Saturday 24 September 2011

Teaching languages vs. teaching learners

In the very first post of this blog, I stated my persuasion that many misconceptions about multilingualism stem from our habit of assigning centre stage to languages and their properties, in matters of language learning, use and assessment. My persuasion is also that the main players in language matters are people and their abilities.

What I mean is this: teaching properties of languages, that is, the “grammar” of languages, is a fine, time-honoured educational goal. Just like we need to understand what angles, friction and sepals are, we need to understand what phonemes, metaphor or subjunctives are. I even do this for a living. But this kind of knowledge is a different kind of knowledge from the one that enables us to use angles, metaphors or subjunctives. Likewise, you don’t attempt to teach someone to cook by describing recipes to them. It’s the cooking and the languaging that make a proficient cook and a proficient language user, respectively.

Saying that we’re teaching languages when we’re in fact teaching their grammar, the grammar of their sounds included, has one side effect: we end up persuaded that languages possess some kind of “integrity” which keeps being threatened by monolingual and multilingual users alike. For language learners, this results in learner uses being labelled with learning-unfriendly terms like “second” and “foreign”, which refer to differences instead of similarities, and thus highlight stumbling blocks instead of know-how.

I can give a few examples, from my experience as both a language learner and a language teacher. If English, say, is your only language so far, and you wish to learn Mandarin, you may become persuaded that Mandarin tones are not for you because English “has” no tones, forgetting that tones draw on pitch and that we all use pitch in our languages in one way or another; or if Portuguese is your choice of new language, you may come to think that you can’t say psicose with [ps] because you say ‘sychosis with [s], and not think that you can and do say [ps] in English in a word like caps. English “does not have” nasalised vowels either, so you may well be told that you can get away with pronouncing French words like tant, ton, teint as ‘taunt’, ‘tonne’, ‘taint’, more or less as they are spelt, because spelling pronunciations, those following the spelling conventions of the languages that you are used to read, are generally expected from language learners. If no French-speaking person understands you, no problem: just produce paper and pen, or a mobile device where you can type things, and write the words that you can spell but cannot say. Everyone will appreciate your efforts, because literacy skills in a new language are also generally expected to beat spoken skills.

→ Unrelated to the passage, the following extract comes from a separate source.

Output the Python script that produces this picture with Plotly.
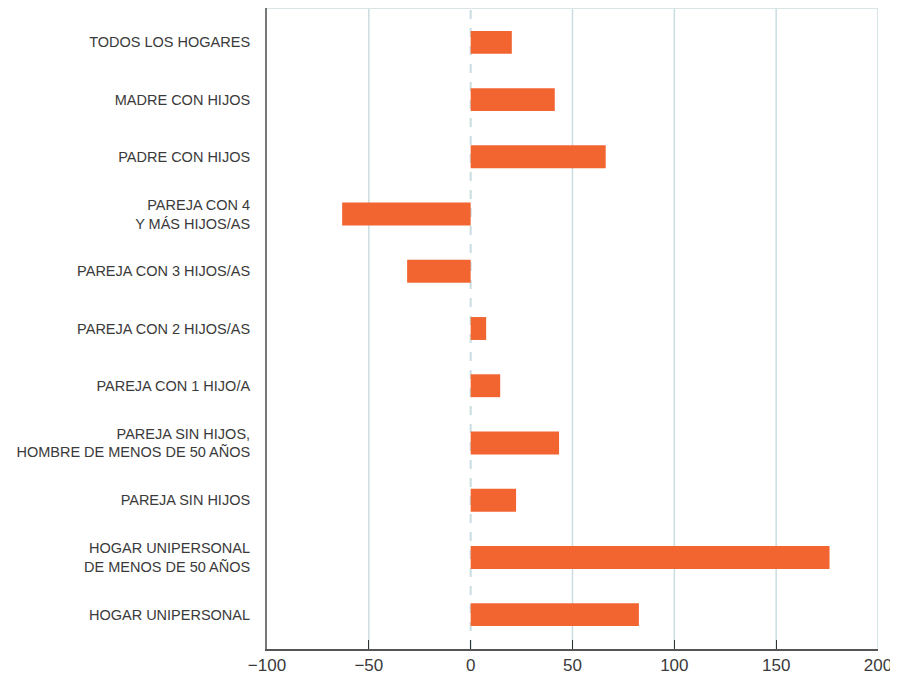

Cartoon © Dinusha Uthpala Upasena
In Cruz-Ferreira, M. Multilinguals are ...?

Focus on the languages is also what, to my mind, spawned the view of accent training as addition and/or reduction. The rationale seems to be that some accents “have” bits and pieces which can be missing or superfluous in other accents, respectively. But languages, and accents, cannot “have” things. Stating, as we do informally, that a language “does not have” a particular voiced fricative, say, does not entail that speakers of that language cannot pronounce that voiced fricative. All of us can produce voiced sounds and all of us can produce fricative sounds, so producing a particular voiced fricative is a matter of making it clear to learners that they’ve already got the voiced bit and the fricative bit, and what they need to do is to work from there to put both bits together.

Daniel Silverman, in his 2006 book A critical introduction to phonology. Of sound, mind, and body, points out that, when we speak, we are not targeting ideal “phonemes” that live in our minds, but targeting articulations which make our speech intelligible to other users of the same language. That is, we target vocal tract gestures, and all human beings come equipped with vocal tracts. It is the coordinated effect of these gestures which makes up what we call, informally, “the sounds of a language”.

Focusing away from the language in “language learning” to focus instead on the learning means focusing on the learner: we learn by drawing on what we already can do, so that we know what we need to do. Learner accents are not the problem, they are part of the solution of acquiring an intelligible use of a new language. But there is a snag: unless you, as a language learner, enrol in a dedicated pronunciation course, part of the self-fulfilling prophecy that new accents are beyond learners is the common practice of tucking away pronunciation instruction at the very end of language textbooks – if, that is, pronunciation is part of a textbook at all. As if to make sure that, in case there is no time to finish the syllabus (which is another interesting issue), pronunciation will be the thing you are bound to skip. I’ll leave this for next time.

© MCF 2011

Next post: Vocal gestures. Saturday 1st October 2011.


  1. I love your blog. Thank you! I found you in the comment section of RG when you were talking about "learning a language" vs "learning about the language".
    PS: I'm bad grammarian hehe

  2. Idelia: The RG discussion where I talk about “bad grammarians” (*smiles!!*) is here – for the benefit of other blog readers:
    Can a L2 learner with no formal learning in L1, learn a L2 in a formalized classroom setting? This classroom setting being in her native country

    Many thanks for mentioning it and for your kind words about my work!